In the world of business, managing technology software and systems is a mission critical task. As more and more operations rely on essential tech, there is little tolerance for lag times, mistakes, or delays of any kind. Because of this, IT leaders and their teams need to stay on top of change management.
Regular changes occur in the world of IT: software updates, system updates, upgrades, swapping out software or platforms, etc. To manage these with finesse — and to not disrupt the flow of business — here are five best practices to follow.
1.Start by Assessing Risk and Then Plan Accordingly
Change management gets a bad rep for being difficult, and this is in part because it impacts a lot of people and the work they do. Any change management should first take an organization’s risk tolerance into account. Knowing that threshold will help IT leaders and planners create a balanced approach for factors like compliance, regulations, downtime allowance, non-negotiables, and rules. For instance, regulations such as GDPR or SOX mean you must take certain steps (not workarounds), which impacts the timeline for change management.
Understanding the broader context in which you are implementing change management best practices is key. Assessing risk will help you factor everything in, creating the right workflows that go through the right approvals in the right timeline. This is something that should be revisited from time to time. The rigor of your processes may be adjusted as you measure risk against new factors and internal and external dynamics. This continuous adaptation ensures you are meeting the right criteria and needs of the company.
2. Let the Data Drive You
Making “data-driven decisions” in business is a sound best practice with wide application. With regards to change management, data-driven decisions require setting tracking metrics, which has numerous benefits:
- Links changes to incidents or issues
- Highlights any trends
- Reveals patterns: norms and aberrations
- Links incidents to individuals or tasks
- Lets you see and manage change requests
Once you have a robust body of data to provide reflective insight into change management, you can use it to support predictive analytics. In other words, based on what has happened during change management, what is likely to happen? Then, you can adjust strategies, classify standards, and even automate many tasks.
3. Over Resource Your Change Management Best Practices
IT departments are always being asked to do more with less, so this best practice may sound more like a “nice to have” than a “need to do now” situation. However, getting 90% of the way through a change management process is about the worst progress you could possibly make. If you aren’t adequately provisioned, it’s because you didn’t adequately plan.
- Roadmap your process (with absolute clarity, specific steps, milestones, and communication)

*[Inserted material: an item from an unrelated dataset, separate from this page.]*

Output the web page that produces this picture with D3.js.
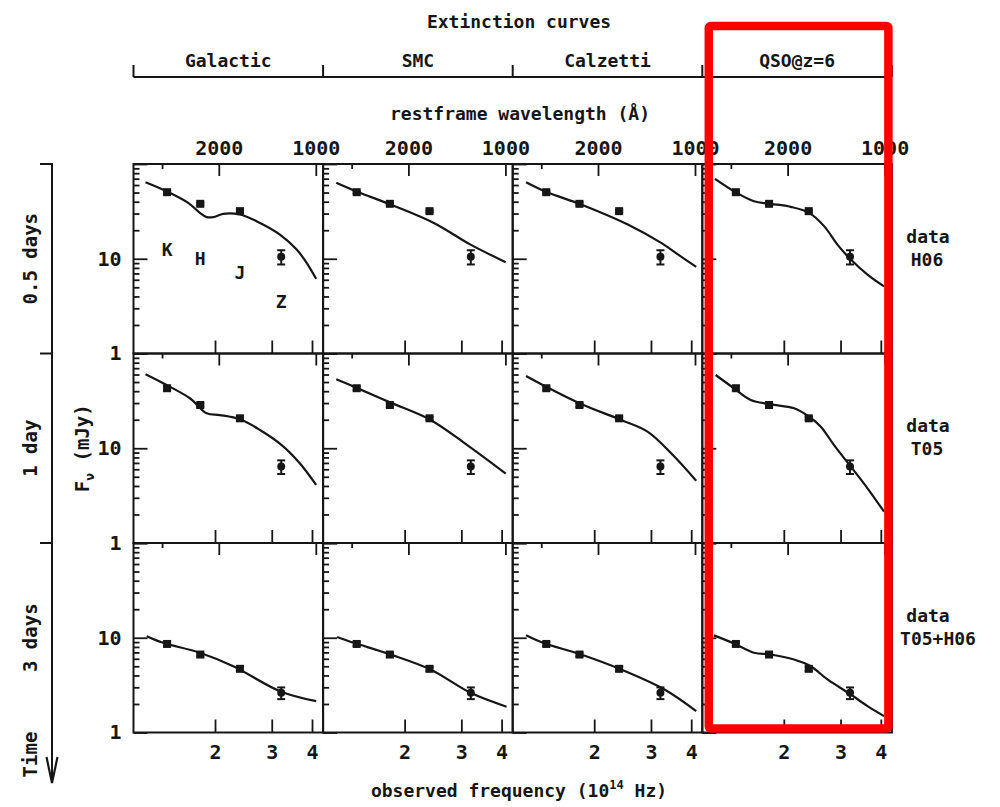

- Request enough time, budget, and people to get the ideal job done
Leadership may need some convincing to loosen the purse strings, so back up your request with hard data. If you’ve had any change management experience, you’ll have historical information to pull from which should clearly highlight what it takes to get the job done right. If you can add a margin for the inevitable additions you’ll tack on, do it. Account for every phase, and then some. This is truly the only way to overdeliver.
4. Stick to the Methodology
There are various change management methodologies to use, all of which have their merits. As the expert in your own company and context, you’ll know the right one for your team. It’s essential that you choose a particular methodology, then stick to it. If you waver from the protocol, it’s likely you’ll make mistakes, hold up progress, or undermine your own credibility.
5. Refine the Role of the CAB
In many IT contexts, a change advisory board (CAB) is the team in charge of overseeing a company’s change management. They assess the technical implications of change requests and create a roadmap for execution. This has its pros, but also some cons; namely the delay of needing all stakeholders to buy in, getting top-down recommendations only, and navigating numerous inputs and ideas.
Some tips to help overcome the less favorable dynamics of CABs, and, as a result, make the change management process nimbler, are:
- Enlist visible executive sponsorship of the CAB
- Let the CAB set the high-level strategy; developing practices that make change management more efficient and effective
- Go virtual, using video conferences or other communications tactics to get real-time feedback on-demand or as needed
Change Management Best Practices Make or Break Your Business
Change management has been an integral part of the software revolution and a key component of new initiatives and ongoing implementation since the early 2000s. The systems you have in place to manage change can make or break the success of your technical operations. Many companies use agile or similar project management approaches to reduce silos and improve change management. Ultimately, the goal is to create frameworks that accelerate progress while reducing risks or errors.